Today it is November 2nd, a day in which my culture commemorates the passing of all those people we love or look up to. I have been setting an Altar or Ofrenda for my loved ones on the Day of the Dead since 1993, and this year it was especially meaningful to me, not only because a close relative of mine died at the beginning of the year, and his passing has affected my (extended) family very deeply, and that has modified our interactions in a very important way, but also because this year I have been personally bound to a bed for several weeks (and not all of them at the same time), forced to personal breaks as a consequence of situations related to my health, and that has given me many opportunities to reflect on what normal usually means to me, and what I want normal to become in the near and far future, if I can make it happen.

It was sort of a dark Thanksgiving I celebrated on a personal level with my dead friends and relatives. I poured them a glass of tequila, opened a can of coke, got them some water or coffee and had my usual Day of the Dead conversation with them. I’ll see them soon. Hopefully not soon enough, but hey, we are all dying a little bit every day because that’s the deal about living. You cannot make use of your life without wearing it down.

I remembered all of them, cried a little, laughed a lot, thanked them much and all those crazy things people do when they think of those who are no longer with us.
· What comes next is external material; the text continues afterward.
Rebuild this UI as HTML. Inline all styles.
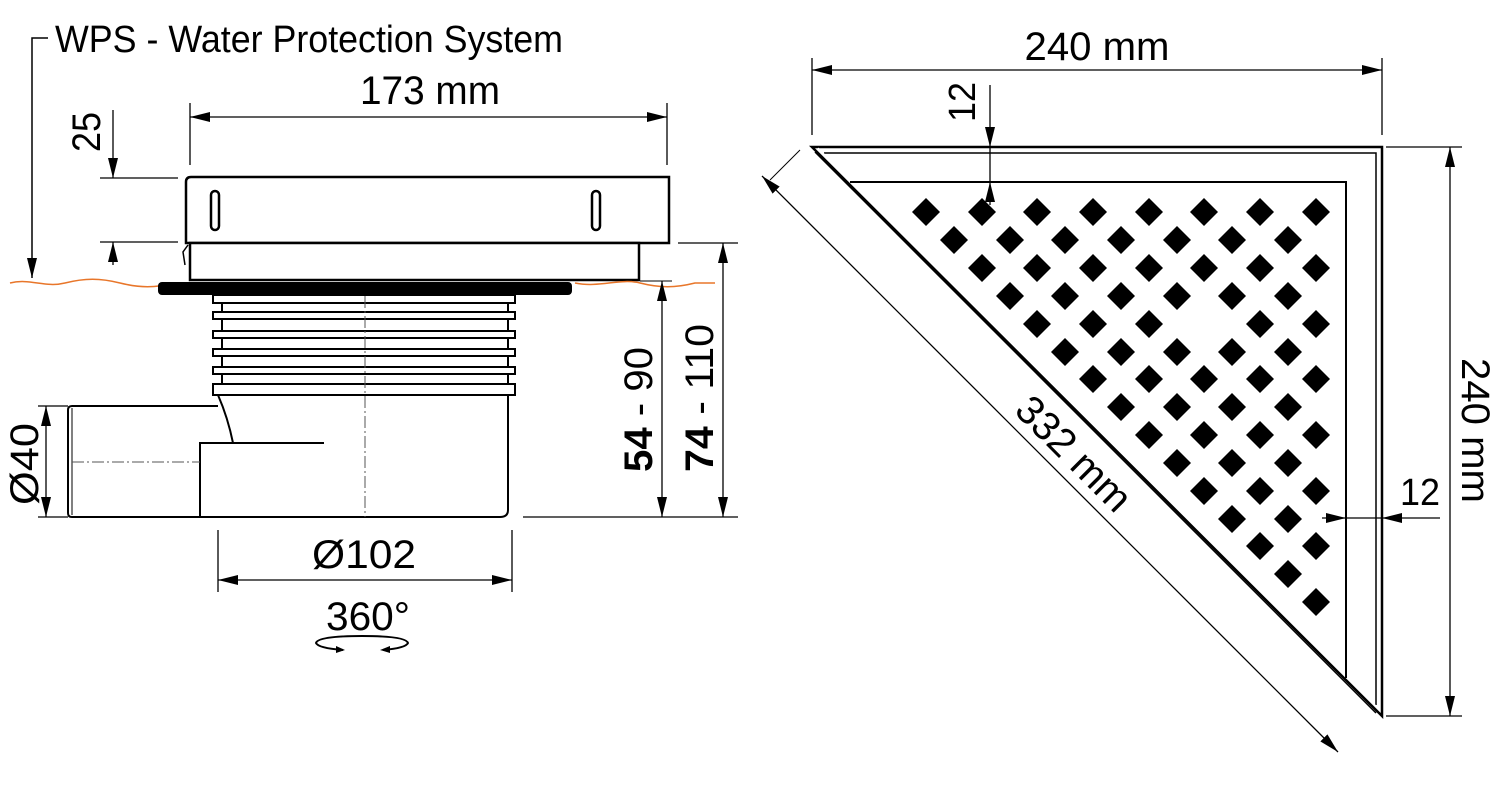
<!DOCTYPE html>
<html><head><meta charset="utf-8"><style>
html,body{margin:0;padding:0;background:#fff;}
svg{display:block;}
text{font-family:"Liberation Sans",sans-serif;fill:#000;}
</style></head><body>
<svg width="1500" height="800" viewBox="0 0 1500 800" xmlns="http://www.w3.org/2000/svg">
<defs>
<path id="d" d="M0,-14 L14,0 L0,14 L-14,0 Z" fill="#000"/>
<marker id="a" viewBox="0 0 20 10" refX="20" refY="5" markerWidth="20" markerHeight="10" markerUnits="userSpaceOnUse" orient="auto-start-reverse"><path d="M0,0 L20,5 L0,10 Z" fill="#000"/></marker>
</defs>

<!-- ============ LEFT DRAWING ============ -->
<text x="55" y="52" font-size="38" textLength="508" lengthAdjust="spacingAndGlyphs">WPS - Water Protection System</text>
<path d="M48,38 H32 V278" fill="none" stroke="#000" stroke-width="1.5" marker-end="url(#a)"/>

<!-- 173 mm -->
<line x1="190" y1="103" x2="190" y2="165" stroke="#000" stroke-width="1.3"/>
<line x1="667" y1="103" x2="667" y2="165" stroke="#000" stroke-width="1.3"/>
<line x1="190" y1="117" x2="667" y2="117" stroke="#000" stroke-width="1.3" marker-start="url(#a)" marker-end="url(#a)"/>
<text x="430" y="104" font-size="40" text-anchor="middle" textLength="140" lengthAdjust="spacingAndGlyphs">173 mm</text>

<!-- 25 -->
<line x1="100" y1="178" x2="178" y2="178" stroke="#000" stroke-width="1.3"/>
<line x1="100" y1="242" x2="178" y2="242" stroke="#000" stroke-width="1.3"/>
<line x1="113" y1="110" x2="113" y2="178" stroke="#000" stroke-width="1.3" marker-end="url(#a)"/>
<line x1="113" y1="265" x2="113" y2="242" stroke="#000" stroke-width="1.3" marker-end="url(#a)"/>
<text transform="translate(100,152) rotate(-90)" font-size="40" textLength="40" lengthAdjust="spacingAndGlyphs">25</text>

<!-- grate top -->
<path d="M186,243 V182 Q186,177 191,177 H669 V243 Z" fill="#fff" stroke="#000" stroke-width="2.5"/>
<rect x="211" y="191" width="8" height="39" rx="4" fill="none" stroke="#000" stroke-width="2.5"/>
<rect x="592" y="191" width="8" height="39" rx="4" fill="none" stroke="#000" stroke-width="2.5"/>
<!-- lower frame -->
<rect x="190" y="243" width="449" height="37" fill="#fff" stroke="#000" stroke-width="2.5"/>
<path d="M188,245 L183,252 L185,265" fill="none" stroke="#000" stroke-width="1.5"/>

<!-- orange wavy line -->
<path d="M10,283 C30,278 45,288 65,283 S100,278 120,283 S155,288 175,283 L190,283 M575,283 C600,288 620,278 640,283 S675,288 695,283 L715,283" fill="none" stroke="#e8762a" stroke-width="1.5"/>

<!-- flange -->
<rect x="158" y="282" width="414" height="13" rx="4" fill="#000"/>

<!-- ribbed body -->
<rect x="213" y="295" width="302" height="8" fill="#fff" stroke="#000" stroke-width="2"/>
<line x1="222" y1="303" x2="222" y2="395" stroke="#000" stroke-width="2"/>
<line x1="508" y1="303" x2="508" y2="395" stroke="#000" stroke-width="2"/>
<rect x="213" y="312" width="302" height="7" fill="#fff" stroke="#000" stroke-width="2"/>
<rect x="213" y="331" width="302" height="7" fill="#fff" stroke="#000" stroke-width="2"/>
<rect x="213" y="349" width="302" height="7" fill="#fff" stroke="#000" stroke-width="2"/>
<rect x="213" y="367" width="302" height="7" fill="#fff" stroke="#000" stroke-width="2"/>
<rect x="213" y="384" width="302" height="11" fill="#fff" stroke="#000" stroke-width="2"/>
<!-- body -->
<path d="M508,395 V510 Q508,517 500,517 H200" fill="none" stroke="#000" stroke-width="2"/>
<path d="M218,395 Q228,418 233,443" fill="none" stroke="#000" stroke-width="2"/>
<path d="M200,517 V443 H324" fill="none" stroke="#000" stroke-width="2"/>
<!-- side pipe -->
<path d="M218,406 H72 Q68,406 68,410 V513 Q68,517 72,517 H200" fill="none" stroke="#000" stroke-width="2"/>
<line x1="72" y1="408" x2="72" y2="515" stroke="#000" stroke-width="1"/>
<!-- centerlines -->
<line x1="365" y1="296" x2="365" y2="517" stroke="#555" stroke-width="1" stroke-dasharray="12,3,2,3"/>
<line x1="72" y1="462" x2="200" y2="462" stroke="#555" stroke-width="1" stroke-dasharray="12,3,2,3"/>

<!-- Ø40 -->
<line x1="38" y1="406" x2="68" y2="406" stroke="#000" stroke-width="1.3"/>
<line x1="38" y1="517" x2="68" y2="517" stroke="#000" stroke-width="1.3"/>
<line x1="46" y1="406" x2="46" y2="517" stroke="#000" stroke-width="1.3" marker-start="url(#a)" marker-end="url(#a)"/>
<text transform="translate(38,505) rotate(-90)" font-size="40" textLength="82" lengthAdjust="spacingAndGlyphs">Ø40</text>

<!-- right dims -->
<line x1="678" y1="243" x2="738" y2="243" stroke="#000" stroke-width="1.3"/>
<line x1="523" y1="517" x2="738" y2="517" stroke="#000" stroke-width="1.3"/>
<line x1="640" y1="281" x2="672" y2="281" stroke="#000" stroke-width="1"/>
<line x1="662" y1="281" x2="662" y2="517" stroke="#000" stroke-width="1.3" marker-start="url(#a)" marker-end="url(#a)"/>
<line x1="723" y1="243" x2="723" y2="517" stroke="#000" stroke-width="1.3" marker-start="url(#a)" marker-end="url(#a)"/>
<text transform="translate(652,472) rotate(-90)" font-size="40" textLength="125" lengthAdjust="spacingAndGlyphs"><tspan font-weight="bold">54</tspan> - 90</text>
<text transform="translate(713,472) rotate(-90)" font-size="40" textLength="148" lengthAdjust="spacingAndGlyphs"><tspan font-weight="bold">74</tspan> - 110</text>

<!-- Ø102 -->
<line x1="218" y1="530" x2="218" y2="592" stroke="#000" stroke-width="1.3"/>
<line x1="512" y1="530" x2="512" y2="592" stroke="#000" stroke-width="1.3"/>
<line x1="218" y1="580" x2="512" y2="580" stroke="#000" stroke-width="1.3" marker-start="url(#a)" marker-end="url(#a)"/>
<text x="364" y="568" font-size="40" text-anchor="middle" textLength="104" lengthAdjust="spacingAndGlyphs">Ø102</text>
<text x="368" y="630" font-size="40" text-anchor="middle" textLength="84" lengthAdjust="spacingAndGlyphs">360°</text>
<path d="M343,650 Q318,648 316,643 Q318,636 362,636 Q406,636 408,643 Q406,648 383,650" fill="none" stroke="#000" stroke-width="2"/>
<path d="M336,646 L345,650 L336,653 Z" fill="#000"/>
<path d="M390,646 L380,650 L390,653 Z" fill="#000"/>

<!-- ============ RIGHT DRAWING ============ -->
<line x1="812" y1="58" x2="812" y2="135" stroke="#000" stroke-width="1.3"/>
<line x1="1382" y1="58" x2="1382" y2="135" stroke="#000" stroke-width="1.3"/>
<line x1="812" y1="70" x2="1382" y2="70" stroke="#000" stroke-width="1.3" marker-start="url(#a)" marker-end="url(#a)"/>
<text x="1097" y="60" font-size="40" text-anchor="middle" textLength="145" lengthAdjust="spacingAndGlyphs">240 mm</text>

<line x1="1386" y1="147" x2="1462" y2="147" stroke="#000" stroke-width="1.3"/>
<line x1="1386" y1="716" x2="1462" y2="716" stroke="#000" stroke-width="1.3"/>
<line x1="1450" y1="147" x2="1450" y2="716" stroke="#000" stroke-width="1.3" marker-start="url(#a)" marker-end="url(#a)"/>
<text transform="translate(1462,358) rotate(90)" font-size="40" textLength="145" lengthAdjust="spacingAndGlyphs">240 mm</text>

<path d="M812,147 H1382 V716 Z" fill="#fff" stroke="#000" stroke-width="2.5"/>
<path d="M824,153 H1376 V705" fill="none" stroke="#000" stroke-width="1.5"/>
<line x1="815" y1="152" x2="1376" y2="713" stroke="#000" stroke-width="1.5"/>
<line x1="818" y1="148" x2="1379" y2="709" stroke="#fff" stroke-width="1.2"/>
<path d="M850,182 H1346 V678" fill="none" stroke="#000" stroke-width="2"/>

<g>
<use href="#d" x="926" y="212"/><use href="#d" x="982" y="212"/><use href="#d" x="1037" y="212"/><use href="#d" x="1093" y="212"/><use href="#d" x="1149" y="212"/><use href="#d" x="1204" y="212"/><use href="#d" x="1260" y="212"/><use href="#d" x="1316" y="212"/>
<use href="#d" x="954" y="240"/><use href="#d" x="1010" y="240"/><use href="#d" x="1065" y="240"/><use href="#d" x="1121" y="240"/><use href="#d" x="1177" y="240"/><use href="#d" x="1232" y="240"/><use href="#d" x="1288" y="240"/>
<use href="#d" x="982" y="268"/><use href="#d" x="1037" y="268"/><use href="#d" x="1093" y="268"/><use href="#d" x="1149" y="268"/><use href="#d" x="1204" y="268"/><use href="#d" x="1260" y="268"/><use href="#d" x="1316" y="268"/>
<use href="#d" x="1010" y="296"/><use href="#d" x="1065" y="296"/><use href="#d" x="1121" y="296"/><use href="#d" x="1177" y="296"/><use href="#d" x="1232" y="296"/><use href="#d" x="1288" y="296"/>
<use href="#d" x="1037" y="324"/><use href="#d" x="1093" y="324"/><use href="#d" x="1149" y="324"/><use href="#d" x="1260" y="324"/><use href="#d" x="1316" y="324"/>
<use href="#d" x="1065" y="352"/><use href="#d" x="1121" y="352"/><use href="#d" x="1177" y="352"/><use href="#d" x="1232" y="352"/><use href="#d" x="1288" y="352"/>
<use href="#d" x="1093" y="379"/><use href="#d" x="1149" y="379"/><use href="#d" x="1204" y="379"/><use href="#d" x="1260" y="379"/><use href="#d" x="1316" y="379"/>
<use href="#d" x="1121" y="407"/><use href="#d" x="1177" y="407"/><use href="#d" x="1232" y="407"/><use href="#d" x="1288" y="407"/>
<use href="#d" x="1149" y="435"/><use href="#d" x="1204" y="435"/><use href="#d" x="1260" y="435"/><use href="#d" x="1316" y="435"/>
<use href="#d" x="1177" y="463"/><use href="#d" x="1232" y="463"/><use href="#d" x="1288" y="463"/>
<use href="#d" x="1204" y="491"/><use href="#d" x="1260" y="491"/><use href="#d" x="1316" y="491"/>
<use href="#d" x="1232" y="519"/><use href="#d" x="1288" y="519"/>
<use href="#d" x="1260" y="546"/><use href="#d" x="1316" y="546"/>
<use href="#d" x="1288" y="574"/>
<use href="#d" x="1316" y="602"/>
</g>

<line x1="990" y1="85" x2="990" y2="147" stroke="#000" stroke-width="1.3" marker-end="url(#a)"/>
<line x1="990" y1="147" x2="990" y2="182" stroke="#000" stroke-width="1.3"/>
<line x1="990" y1="205" x2="990" y2="182" stroke="#000" stroke-width="1.3" marker-end="url(#a)"/>
<text transform="translate(975,122) rotate(-90)" font-size="38" textLength="40" lengthAdjust="spacingAndGlyphs">12</text>

<line x1="1322" y1="518" x2="1346" y2="518" stroke="#000" stroke-width="1.3" marker-end="url(#a)"/>
<line x1="1346" y1="518" x2="1382" y2="518" stroke="#000" stroke-width="1.3"/>
<line x1="1440" y1="518" x2="1382" y2="518" stroke="#000" stroke-width="1.3" marker-end="url(#a)"/>
<text x="1400" y="505" font-size="38" textLength="40" lengthAdjust="spacingAndGlyphs">12</text>

<line x1="762" y1="176" x2="1338" y2="752" stroke="#000" stroke-width="1.3" marker-start="url(#a)" marker-end="url(#a)"/>
<line x1="800" y1="150" x2="770" y2="180" stroke="#000" stroke-width="1"/>
<text transform="translate(1013,412) rotate(45)" font-size="40" textLength="145" lengthAdjust="spacingAndGlyphs">332 mm</text>
</svg>
</body></html>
I reflected on my own life, on the chances I’ve had along my 38 years of age, on how lucky I’ve been this far, on how challenged I have been feeling for a year and a half or so when my life started getting a bit crazy because my body made sure to let me know I am no longer a teenager and I got sick in many different ways, thus reminding me of my own mortality and frailty. I feel old and afraid, but loved and taken care of. I am a lucky person and I am glad I can see that instead of focusing on what I fear. Lucky woman who is rediscovering her normal once again. Lucky because I get the chance to experience a new life every couple of years and I get to do it surrounded by the people I love.

I don’t know what the future has in store for me or my family, but this I know: I will appreciate the value of normal every day of my life because, what is life if not the normality we experience between the highlights and the downsides we get to experience? This is life, man. This is life.